Words & Deeds

New Detroit-style pizza restaurant opens in Boise. Mmm. (Wait, what’s Detroit-style?)

The Detroiter ($11/$21) comes with smoked pepperoni under the cheese and natural casing pepperoni on top — along with a pile of red sauce.
The Detroiter ($11/$21) comes with smoked pepperoni under the cheese and natural casing pepperoni on top — along with a pile of red sauce.

Despite Detroit’s ties to the auto industry, you aren’t required to drive an American-made car to Spitfire Craft Pizza & Pints.

“We’ve got bike racks galore over here,” co-owner Joe Sanders says.

And although the first Detroit-style pizza supposedly was baked in industrial parts trays, Spitfire uses rectangular cooking pans.

But Boise’s new Detroit-style pizza destination serves the real deal. That’s why Sanders is confident the blend of Motor City pies, craft beer and sports on TV will succeed in a town already packed with pizzerias.

“I think we’re going to have a niche,” he says. “I mean, every single table is like, ‘Tell me about the Detroit style.’ So we’re happy to explain, ‘Here’s what it is, here’s our kind of niche of being different.’ ”

It’s all about the crust at Spitfire, which opened this week at 2450 S. Vista Ave. Sometimes called square pizzas, Detroit-style pies are Sicilian descendants. They’re baked in deep pans. Scoop up a hot slice and admire the thick crust — airy inside but extra-crispy on the bottom. Grab a coveted corner slice. Behold the char on the side.

“It kind of looks like a sunset almost,” Sanders says. “It’s real dark on the edges and as you go down, it’s lighter.”

Cheese is spread wall-to-wall. “It kind of caramelizes on the sides,” he says. “It makes for a tasty pizza.”

You might wait 20 minutes for your feast to arrive. This ain’t a thin-crust quickie blazed in a zillion-degree oven. Sanders describes it as “a little bit of a temperamental style of pizza — a little harder to make.”

“You’re sorting out dough, you’re doing prebakes on all the dough,” he says. “It’s a little more intensive.”

More important, the traditional Detroiter Pizza at Spitfire has a layer of pepperoni under the cheese and another on top of the cheese. Oh, and oceans of red sauce ladled on top, which is how most of the pizzas are served.

Hungry yet?

Spitfire’s Detroit-style pizzas range from $9-$14 for an 8-by-10-inch pie (feeds two to three) to $17-$25 for a 10-by-14-inch pie (feeds three to five).

Spitfire also offers hand-tossed pizzas, sandwiches, calzones and salads.

And don’t forget about beer. There are 16 tap handles focusing — also “squarely” — on local and regional brews.

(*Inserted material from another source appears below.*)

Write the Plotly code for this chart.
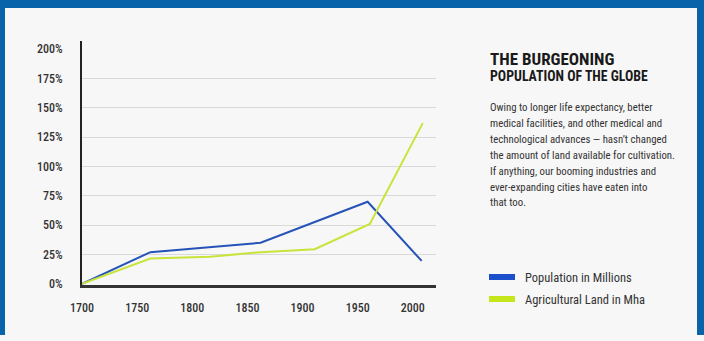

Looking for a Bud Light or Coors? Too bad. Spitfire only does craft, Sanders says: “No InBev.” That exclusivity also applies to sodas. “So we’ll do Bucksnort and Jones soda,” he says.

If Grandpa complains, just shove another slice of pie in his face.

That’s the thing about Detroit-style pizza: Few people walk away unsatisfied — or with their bellies growling.

Sanders says he’s usually good after two pieces, but he’s conquered three.

“I’ve only seen one person so far eat a whole 8-inch (pizza),” Sanders says, laughing. “And he said that he was carb-free for the whole month, and this was his one day — then he was doing the Spartan Race.

“I was just, ‘Oh my god, you ate that whole thing? I’ve never seen anyone do that.’ ”

Hours: 3 to 11 p.m. daily. (Earlier hours are planned for the future.)